Dietary Changes and Risk of Prostate Cancer
Dietary Changes and Risk of Prostate Cancer
April 1998; Volume 1: 47
Source: Fair WF, Fleshner NE, Heston W. Cancer of the prostate: A nutritional disease? Urology 1997;50:840-848.
The title of this review reflects the increasing evidence that nutrition may play a significant role in the prevention and/or progression of prostate cancer. The authors review currently available clinical data and supplement these data with experimental observations on the effects of dietary manipulation.
To date, there have been a total of 14 well-performed case-control studies involving more than 3000 patients with prostate cancer and more than 4600 control subjects. Eleven of the 14 studies showed a positive association between increased dietary fat intake or specific fatty foods and higher risk of prostate cancer, with some studies showing a greater than threefold increase in cancer incidence. Likewise, there have been five cohort studies involving 98,000 subjects followed for a total of more than 600,000 subject-years. Four of the five studies showed a positive association, with an odds ratio of 1.8-2.4.
COMMENT
Norman Schwartzkopf, Robert Goulet, Bob Dole: Men with prostate cancer. Are high-fat diets and low vitamin intake to blame?
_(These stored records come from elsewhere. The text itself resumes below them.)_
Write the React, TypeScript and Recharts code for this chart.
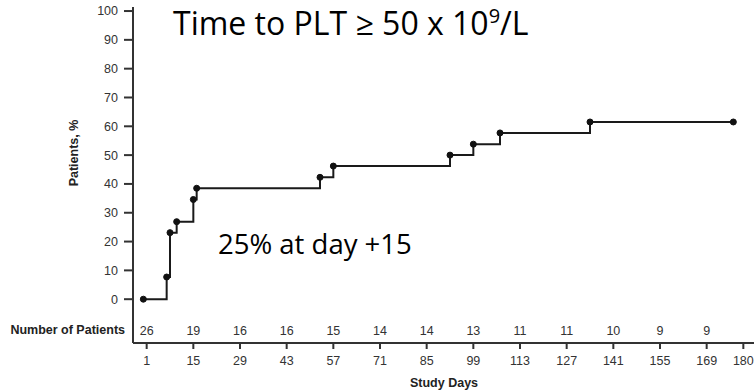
import React from "react";
import { ComposedChart, Line, Scatter, XAxis, YAxis } from "recharts";

// Kaplan-Meier style cumulative incidence
const eventDays = [0, 7, 8, 10, 15, 16, 53, 57, 92, 99, 107, 134, 177];
const patientPct = [0, 7.7, 23.1, 26.9, 34.6, 38.5, 42.3, 46.2, 50, 53.8, 57.7, 61.5, 61.5];

// x axis ticks (study days) and numbers at risk under each tick
const tickDays = [1, 15, 29, 43, 57, 71, 85, 99, 113, 127, 141, 155, 169, 180];
const riskDays = [1, 15, 29, 43, 57, 71, 85, 99, 113, 127, 141, 155, 169];
const atRisk = [26, 19, 16, 16, 15, 14, 14, 13, 11, 11, 10, 9, 9];

const yTicks = [0, 10, 20, 30, 40, 50, 60, 70, 80, 90, 100];
const riskRowY = -10.8;

const kmData = eventDays.map((d, i) => ({ day: d, pct: patientPct[i] }));
const riskData = riskDays.map((d, i) => ({ day: d, y: riskRowY, n: atRisk[i] }));

const axisFont = "'Liberation Sans', Arial, sans-serif";
const calloutFont = "'Open Sans', 'Noto Sans', sans-serif";
const ink = "#333";
const fs = 12.5;

const RiskLabel = (props: any) => {
  const { cx, cy, payload } = props;
  return (
    <text x={cx} y={cy} dy="0.355em" textAnchor="middle" fontSize={fs} fontFamily={axisFont} fill={ink}>
      {payload.n}
    </text>
  );
};

export default function App() {
  return (
    <div style={{ position: "absolute", left: 0, top: 0, width: 754, height: 392, background: "#fff" }}>
      <ComposedChart width={754} height={392} margin={{ top: 7, right: 0, bottom: 0, left: 0 }}>
        <XAxis
          dataKey="day"
          type="number"
          domain={[-3.1, 183.2]}
          ticks={tickDays}
          height={49}
          tick={{ fill: ink, fontSize: fs, fontFamily: axisFont }}
          axisLine={{ stroke: "#333", strokeWidth: 2 }}
          tickLine={{ stroke: "#333", strokeWidth: 2 }}
          tickSize={6}
          tickMargin={7}
          allowDataOverflow
        />
        <YAxis
          type="number"
          domain={[-15.2, 101.4]}
          ticks={yTicks}
          width={133}
          tick={{ fill: ink, fontSize: fs, fontFamily: axisFont }}
          axisLine={{ stroke: "#333", strokeWidth: 2 }}
          tickLine={{ stroke: "#333", strokeWidth: 2 }}
          tickSize={9}
          tickMargin={6}
          allowDataOverflow
        />
        <Line
          data={kmData}
          dataKey="pct"
          type="stepAfter"
          stroke="#1a1a1a"
          strokeWidth={2}
          dot={{ r: 3, fill: "#111", stroke: "#111", strokeWidth: 1 }}
          isAnimationActive={false}
        />
        <Scatter data={riskData} dataKey="y" shape={RiskLabel} isAnimationActive={false} />
      </ComposedChart>
      <svg
        width={754}
        height={392}
        style={{ position: "absolute", left: 0, top: 0, pointerEvents: "none" }}
      >
        <text x={173} y={35} fontSize={32} fontFamily={calloutFont} fill="#000">
          Time to PLT ≥ 50 x 10
          <tspan fontSize={20} dy={-12}>9</tspan>
          <tspan dy={12}>/L</tspan>
        </text>
        <text x={218} y={254} fontSize={27.5} fontFamily={calloutFont} fill="#000">
          25% at day +15
        </text>
        <text x={125} y={330} dy="0.355em" textAnchor="end" fontSize={fs} fontWeight="bold" fontFamily={axisFont} fill="#222">
          Number of Patients
        </text>
        <text
          x={74}
          y={153}
          dy="0.355em"
          textAnchor="middle"
          fontSize={fs}
          fontWeight="bold"
          fontFamily={axisFont}
          fill="#222"
          transform="rotate(-90 74 153)"
        >
          Patients, %
        </text>
        <text x={444} y={387} textAnchor="middle" fontSize={fs} fontWeight="bold" fontFamily={axisFont} fill="#222">
          Study Days
        </text>
      </svg>
    </div>
  );
}
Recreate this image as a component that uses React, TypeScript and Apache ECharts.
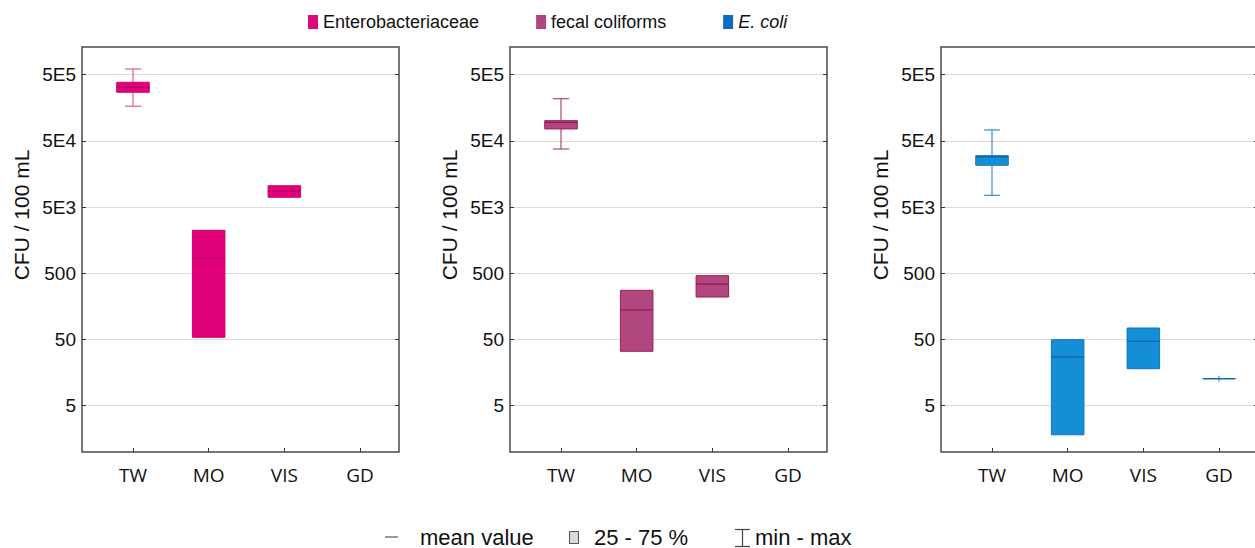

These Memorial Sloan-Kettering and Cornell authors remind us that African Americans and men with a family history are at high risk. Almost 25% of men with prostate cancer die of it. But, the death rate from this disease is 16 per 100,000 in the U.S. and only 3.5 in Japan, according to late 1980s data.
Two well-performed studies of Asian men who immigrated to the United States are cited and the rising incidence of prostate cancer tracked, with a switch to the Western diet. The authors report experimental data on the effect of the isoflavones genistein and daidzein on human prostate cancer cell lines. These isoflavones, found in soy protein, reduced prostate specific antigen secretion by some of the prostate cancer cells.
Most epidemiologic studies show that vitamin A does not protect against prostate cancer. Vitamin A is found in animal products; unlike beta-carotene, its precursor, which is found primarily in green, yellow, and orange vegetables.The Finnish beta carotene and vitamin E/lung cancer study of 29,000 smokers unexpectedly showed a reduced incidence-by 34%-of prostate cancer in men receiving vitamin E. There are few data about Vitamins C and D; there is no consistent data on selenium, though one study reports a 63% decrease in prostate cancer incidence in men who took supplements.
Recommendation
Because microfocal prostate cancer exists in at least 30% of men over the age of 50, cutting back or eliminating red meat and dairy products-those containing omega-6 (linolenic) fatty acids-and putting plant foods, especially soy foods, in the middle of the plate, is solid, evidence-based advice for men. Men whose total fat intake is low-below 20%-and whose soy and vitamin E intake is high reduce their risk of prostate cancer. Dietary changes may also reduce tumor progression, and prospective trials are needed to test this hypothesis.